(Records with drawing code)
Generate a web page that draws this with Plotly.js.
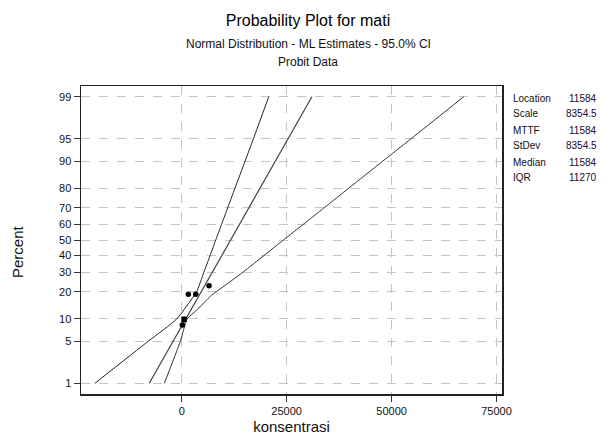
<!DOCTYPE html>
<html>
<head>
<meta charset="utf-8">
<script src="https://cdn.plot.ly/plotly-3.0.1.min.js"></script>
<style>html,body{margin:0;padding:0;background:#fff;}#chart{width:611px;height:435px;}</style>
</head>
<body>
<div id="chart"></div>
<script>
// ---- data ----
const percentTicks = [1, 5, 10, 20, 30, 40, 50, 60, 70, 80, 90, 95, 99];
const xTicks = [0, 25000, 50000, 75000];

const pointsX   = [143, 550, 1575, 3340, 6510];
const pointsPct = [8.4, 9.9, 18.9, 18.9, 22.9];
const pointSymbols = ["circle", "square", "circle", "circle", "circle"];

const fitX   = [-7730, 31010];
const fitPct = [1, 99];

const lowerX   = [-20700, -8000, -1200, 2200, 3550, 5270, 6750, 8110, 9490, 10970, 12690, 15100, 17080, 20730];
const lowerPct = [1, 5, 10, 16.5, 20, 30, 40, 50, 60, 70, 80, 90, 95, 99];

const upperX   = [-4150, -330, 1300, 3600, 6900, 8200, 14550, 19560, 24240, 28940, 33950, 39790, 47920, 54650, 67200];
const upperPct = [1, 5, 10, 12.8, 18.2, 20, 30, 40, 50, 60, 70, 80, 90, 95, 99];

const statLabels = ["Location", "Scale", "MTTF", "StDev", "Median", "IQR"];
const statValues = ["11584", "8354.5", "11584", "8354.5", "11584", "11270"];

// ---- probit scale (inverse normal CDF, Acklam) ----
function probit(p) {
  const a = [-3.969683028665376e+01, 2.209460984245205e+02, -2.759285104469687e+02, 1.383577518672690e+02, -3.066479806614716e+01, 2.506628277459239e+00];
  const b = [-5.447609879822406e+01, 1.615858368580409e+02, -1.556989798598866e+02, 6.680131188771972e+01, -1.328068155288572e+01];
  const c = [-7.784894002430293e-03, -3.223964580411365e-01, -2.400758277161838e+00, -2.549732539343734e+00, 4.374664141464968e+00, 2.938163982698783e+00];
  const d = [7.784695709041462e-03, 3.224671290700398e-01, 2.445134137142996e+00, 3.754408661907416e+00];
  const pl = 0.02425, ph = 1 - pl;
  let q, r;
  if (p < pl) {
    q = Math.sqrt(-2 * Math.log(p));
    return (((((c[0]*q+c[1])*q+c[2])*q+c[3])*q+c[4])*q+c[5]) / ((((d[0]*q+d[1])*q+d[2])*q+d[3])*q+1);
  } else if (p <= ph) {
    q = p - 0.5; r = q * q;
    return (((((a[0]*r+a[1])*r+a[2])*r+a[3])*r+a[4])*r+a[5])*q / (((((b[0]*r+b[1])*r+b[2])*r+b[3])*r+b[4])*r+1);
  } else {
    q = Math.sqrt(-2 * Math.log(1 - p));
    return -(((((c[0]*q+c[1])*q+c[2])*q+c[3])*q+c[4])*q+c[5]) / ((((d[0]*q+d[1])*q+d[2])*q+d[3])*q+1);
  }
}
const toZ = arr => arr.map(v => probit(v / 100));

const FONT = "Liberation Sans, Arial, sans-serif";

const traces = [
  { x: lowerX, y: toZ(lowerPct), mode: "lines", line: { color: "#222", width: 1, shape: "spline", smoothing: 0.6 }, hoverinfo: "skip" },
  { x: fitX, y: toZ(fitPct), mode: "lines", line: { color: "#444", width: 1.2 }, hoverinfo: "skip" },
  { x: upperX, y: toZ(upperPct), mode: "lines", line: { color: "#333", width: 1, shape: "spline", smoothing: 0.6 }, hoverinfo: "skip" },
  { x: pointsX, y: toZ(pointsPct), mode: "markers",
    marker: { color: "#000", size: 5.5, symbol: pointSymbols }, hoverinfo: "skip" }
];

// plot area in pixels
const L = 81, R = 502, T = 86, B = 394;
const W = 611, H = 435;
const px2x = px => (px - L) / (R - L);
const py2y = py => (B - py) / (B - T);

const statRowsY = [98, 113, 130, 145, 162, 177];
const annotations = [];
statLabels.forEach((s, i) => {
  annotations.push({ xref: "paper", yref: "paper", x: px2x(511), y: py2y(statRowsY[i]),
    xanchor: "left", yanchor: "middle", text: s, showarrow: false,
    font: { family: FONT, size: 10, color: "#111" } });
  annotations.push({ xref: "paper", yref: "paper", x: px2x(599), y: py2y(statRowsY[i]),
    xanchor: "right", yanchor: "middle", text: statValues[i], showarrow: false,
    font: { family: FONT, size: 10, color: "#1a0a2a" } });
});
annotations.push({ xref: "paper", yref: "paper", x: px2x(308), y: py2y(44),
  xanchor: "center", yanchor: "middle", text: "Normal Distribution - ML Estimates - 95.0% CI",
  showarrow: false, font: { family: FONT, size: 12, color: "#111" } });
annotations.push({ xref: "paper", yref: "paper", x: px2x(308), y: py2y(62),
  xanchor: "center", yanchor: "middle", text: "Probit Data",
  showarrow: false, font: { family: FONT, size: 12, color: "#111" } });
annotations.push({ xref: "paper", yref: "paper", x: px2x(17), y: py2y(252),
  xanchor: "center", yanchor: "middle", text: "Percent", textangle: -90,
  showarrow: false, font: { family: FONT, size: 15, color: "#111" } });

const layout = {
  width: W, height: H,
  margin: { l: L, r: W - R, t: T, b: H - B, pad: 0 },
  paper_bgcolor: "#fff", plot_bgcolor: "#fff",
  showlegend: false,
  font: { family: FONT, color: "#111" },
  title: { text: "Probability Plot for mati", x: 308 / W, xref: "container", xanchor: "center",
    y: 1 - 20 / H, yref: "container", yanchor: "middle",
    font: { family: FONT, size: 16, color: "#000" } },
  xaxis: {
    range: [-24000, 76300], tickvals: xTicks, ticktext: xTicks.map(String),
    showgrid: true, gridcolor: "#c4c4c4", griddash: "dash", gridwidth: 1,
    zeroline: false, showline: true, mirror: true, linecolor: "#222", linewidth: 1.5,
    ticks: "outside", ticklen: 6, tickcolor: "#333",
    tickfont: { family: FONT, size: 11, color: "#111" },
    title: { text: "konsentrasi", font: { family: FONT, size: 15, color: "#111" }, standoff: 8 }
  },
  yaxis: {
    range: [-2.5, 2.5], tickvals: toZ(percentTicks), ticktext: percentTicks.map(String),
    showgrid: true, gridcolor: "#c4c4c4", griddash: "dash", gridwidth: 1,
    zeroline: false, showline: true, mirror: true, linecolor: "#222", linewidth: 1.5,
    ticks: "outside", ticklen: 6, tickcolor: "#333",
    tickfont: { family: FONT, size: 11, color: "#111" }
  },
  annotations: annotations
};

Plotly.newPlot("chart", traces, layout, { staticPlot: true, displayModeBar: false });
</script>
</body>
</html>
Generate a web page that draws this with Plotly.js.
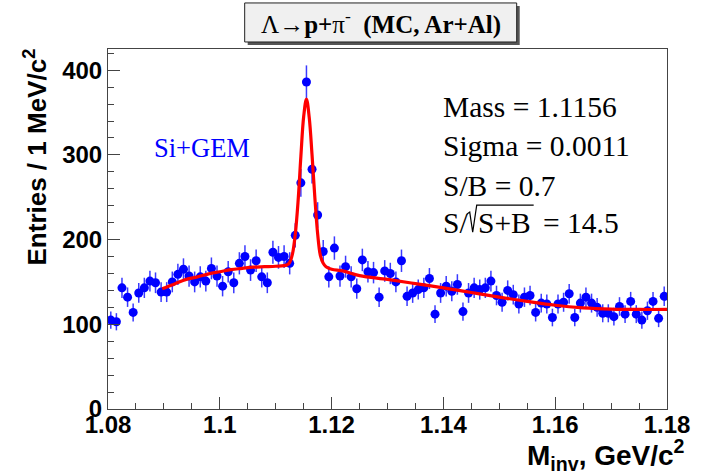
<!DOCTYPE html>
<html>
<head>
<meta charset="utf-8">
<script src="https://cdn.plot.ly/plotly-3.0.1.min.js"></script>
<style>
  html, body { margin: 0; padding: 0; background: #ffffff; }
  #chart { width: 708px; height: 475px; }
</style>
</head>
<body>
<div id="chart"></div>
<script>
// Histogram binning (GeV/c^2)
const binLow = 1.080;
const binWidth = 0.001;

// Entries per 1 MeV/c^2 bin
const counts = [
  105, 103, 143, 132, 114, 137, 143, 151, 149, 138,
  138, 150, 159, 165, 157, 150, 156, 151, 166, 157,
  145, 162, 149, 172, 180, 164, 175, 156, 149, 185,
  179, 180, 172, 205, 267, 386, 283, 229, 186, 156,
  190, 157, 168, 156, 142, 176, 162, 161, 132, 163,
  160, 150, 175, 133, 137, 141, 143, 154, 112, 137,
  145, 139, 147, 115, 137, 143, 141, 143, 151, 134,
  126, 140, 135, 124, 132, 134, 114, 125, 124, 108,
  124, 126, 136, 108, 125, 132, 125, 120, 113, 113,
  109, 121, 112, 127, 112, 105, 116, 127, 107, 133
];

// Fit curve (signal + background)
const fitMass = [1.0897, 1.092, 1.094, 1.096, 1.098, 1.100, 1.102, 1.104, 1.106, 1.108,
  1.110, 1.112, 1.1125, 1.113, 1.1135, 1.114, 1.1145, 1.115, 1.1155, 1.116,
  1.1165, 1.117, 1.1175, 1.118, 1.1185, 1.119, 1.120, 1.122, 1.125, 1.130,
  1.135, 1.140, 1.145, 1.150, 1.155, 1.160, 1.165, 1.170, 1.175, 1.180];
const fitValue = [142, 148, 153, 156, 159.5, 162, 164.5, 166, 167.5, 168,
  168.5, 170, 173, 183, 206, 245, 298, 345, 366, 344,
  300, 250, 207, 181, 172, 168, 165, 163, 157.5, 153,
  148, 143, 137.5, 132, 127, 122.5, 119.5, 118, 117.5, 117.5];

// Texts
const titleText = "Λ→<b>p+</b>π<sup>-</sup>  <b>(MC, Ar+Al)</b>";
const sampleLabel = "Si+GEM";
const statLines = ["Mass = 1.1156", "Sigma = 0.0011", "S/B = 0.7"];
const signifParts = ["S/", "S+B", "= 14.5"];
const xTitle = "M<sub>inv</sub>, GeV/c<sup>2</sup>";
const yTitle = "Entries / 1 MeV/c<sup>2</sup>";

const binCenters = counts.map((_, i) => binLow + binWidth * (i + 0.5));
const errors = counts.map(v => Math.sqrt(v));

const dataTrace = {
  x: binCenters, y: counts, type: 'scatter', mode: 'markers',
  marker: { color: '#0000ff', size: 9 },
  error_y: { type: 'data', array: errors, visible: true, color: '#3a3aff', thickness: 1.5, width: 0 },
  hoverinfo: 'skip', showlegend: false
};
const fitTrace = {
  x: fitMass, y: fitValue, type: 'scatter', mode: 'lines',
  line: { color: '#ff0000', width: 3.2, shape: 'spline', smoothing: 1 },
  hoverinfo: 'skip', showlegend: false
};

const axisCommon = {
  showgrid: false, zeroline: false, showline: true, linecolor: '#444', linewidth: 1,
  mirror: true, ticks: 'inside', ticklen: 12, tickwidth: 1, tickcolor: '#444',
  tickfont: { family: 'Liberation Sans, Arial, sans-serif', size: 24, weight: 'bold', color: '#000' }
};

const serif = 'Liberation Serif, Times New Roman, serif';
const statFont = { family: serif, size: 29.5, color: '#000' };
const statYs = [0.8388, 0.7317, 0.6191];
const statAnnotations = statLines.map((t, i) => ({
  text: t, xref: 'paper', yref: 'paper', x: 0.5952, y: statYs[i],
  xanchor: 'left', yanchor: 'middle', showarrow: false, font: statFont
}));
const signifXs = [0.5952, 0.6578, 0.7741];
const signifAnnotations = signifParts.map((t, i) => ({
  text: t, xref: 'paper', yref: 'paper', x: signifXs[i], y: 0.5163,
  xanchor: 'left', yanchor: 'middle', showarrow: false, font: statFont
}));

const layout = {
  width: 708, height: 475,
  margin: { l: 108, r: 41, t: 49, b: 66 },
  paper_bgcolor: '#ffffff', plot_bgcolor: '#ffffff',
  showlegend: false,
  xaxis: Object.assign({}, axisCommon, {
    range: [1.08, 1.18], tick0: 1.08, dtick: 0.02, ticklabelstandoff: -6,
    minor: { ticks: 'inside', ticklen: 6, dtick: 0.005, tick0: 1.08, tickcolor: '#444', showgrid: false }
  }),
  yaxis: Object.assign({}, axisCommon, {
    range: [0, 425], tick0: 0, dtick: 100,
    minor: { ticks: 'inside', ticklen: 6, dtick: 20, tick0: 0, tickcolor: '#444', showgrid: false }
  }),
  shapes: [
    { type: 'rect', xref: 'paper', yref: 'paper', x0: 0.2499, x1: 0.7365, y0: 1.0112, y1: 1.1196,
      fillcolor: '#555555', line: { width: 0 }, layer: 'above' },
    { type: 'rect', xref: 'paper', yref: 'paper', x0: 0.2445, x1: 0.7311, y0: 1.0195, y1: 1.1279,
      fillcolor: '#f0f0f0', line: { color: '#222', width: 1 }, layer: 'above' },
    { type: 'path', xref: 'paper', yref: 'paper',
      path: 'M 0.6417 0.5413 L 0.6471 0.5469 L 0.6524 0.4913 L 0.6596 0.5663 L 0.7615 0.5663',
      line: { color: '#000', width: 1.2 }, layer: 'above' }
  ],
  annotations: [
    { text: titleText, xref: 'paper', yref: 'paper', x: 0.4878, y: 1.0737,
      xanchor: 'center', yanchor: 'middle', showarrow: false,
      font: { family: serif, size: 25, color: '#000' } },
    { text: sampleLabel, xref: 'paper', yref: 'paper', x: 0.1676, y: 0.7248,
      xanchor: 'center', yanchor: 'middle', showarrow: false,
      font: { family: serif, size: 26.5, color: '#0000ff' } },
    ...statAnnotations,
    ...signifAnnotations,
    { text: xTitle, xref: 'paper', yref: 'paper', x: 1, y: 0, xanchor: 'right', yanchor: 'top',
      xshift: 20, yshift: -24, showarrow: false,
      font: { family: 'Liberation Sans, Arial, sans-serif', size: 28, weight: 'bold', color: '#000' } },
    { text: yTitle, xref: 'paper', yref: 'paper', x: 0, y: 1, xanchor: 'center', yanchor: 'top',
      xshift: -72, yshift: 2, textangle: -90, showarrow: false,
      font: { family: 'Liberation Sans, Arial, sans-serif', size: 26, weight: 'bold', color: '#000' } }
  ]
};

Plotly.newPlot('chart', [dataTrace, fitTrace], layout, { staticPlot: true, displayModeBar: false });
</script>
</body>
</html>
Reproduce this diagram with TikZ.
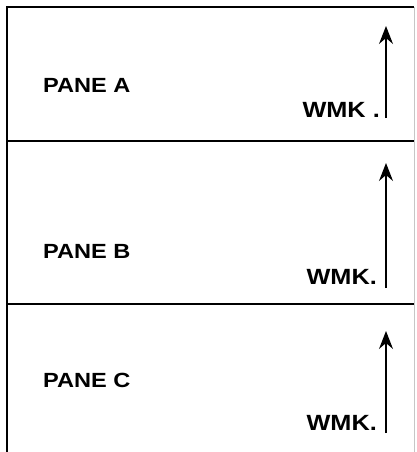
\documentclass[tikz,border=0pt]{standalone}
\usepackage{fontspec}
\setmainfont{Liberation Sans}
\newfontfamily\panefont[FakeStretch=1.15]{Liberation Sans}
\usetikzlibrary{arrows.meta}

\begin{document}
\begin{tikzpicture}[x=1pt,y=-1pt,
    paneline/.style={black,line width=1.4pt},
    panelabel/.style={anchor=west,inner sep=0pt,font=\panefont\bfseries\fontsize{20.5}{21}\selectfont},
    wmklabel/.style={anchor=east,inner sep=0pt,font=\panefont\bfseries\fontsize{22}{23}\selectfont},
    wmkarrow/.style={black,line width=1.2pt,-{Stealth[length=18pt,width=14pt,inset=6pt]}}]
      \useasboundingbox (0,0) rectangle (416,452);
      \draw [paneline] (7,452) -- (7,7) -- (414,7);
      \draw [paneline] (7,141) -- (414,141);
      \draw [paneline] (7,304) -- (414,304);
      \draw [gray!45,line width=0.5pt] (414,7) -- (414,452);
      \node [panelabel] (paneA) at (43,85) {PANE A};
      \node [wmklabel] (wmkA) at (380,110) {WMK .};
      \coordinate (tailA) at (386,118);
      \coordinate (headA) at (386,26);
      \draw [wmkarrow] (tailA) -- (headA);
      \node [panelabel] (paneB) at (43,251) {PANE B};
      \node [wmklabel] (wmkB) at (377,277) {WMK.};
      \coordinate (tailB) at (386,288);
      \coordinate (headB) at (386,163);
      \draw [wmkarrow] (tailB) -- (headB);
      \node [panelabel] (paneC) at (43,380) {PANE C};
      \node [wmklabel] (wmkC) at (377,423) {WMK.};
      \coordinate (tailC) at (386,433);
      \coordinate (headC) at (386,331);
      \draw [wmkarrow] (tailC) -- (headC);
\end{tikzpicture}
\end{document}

**What the task requires**
Give the lines again word for word, from the start of the records to the line holding "const xTicks = [0, 25000, 50000, 75000];", both included, and leave out any picture.

**Exercise solution**
Generate a web page that draws this with Plotly.js.
<!DOCTYPE html>
<html>
<head>
<meta charset="utf-8">
<script src="https://cdn.plot.ly/plotly-3.0.1.min.js"></script>
<style>html,body{margin:0;padding:0;background:#fff;}#chart{width:611px;height:435px;}</style>
</head>
<body>
<div id="chart"></div>
<script>
// ---- data ----
const percentTicks = [1, 5, 10, 20, 30, 40, 50, 60, 70, 80, 90, 95, 99];
const xTicks = [0, 25000, 50000, 75000];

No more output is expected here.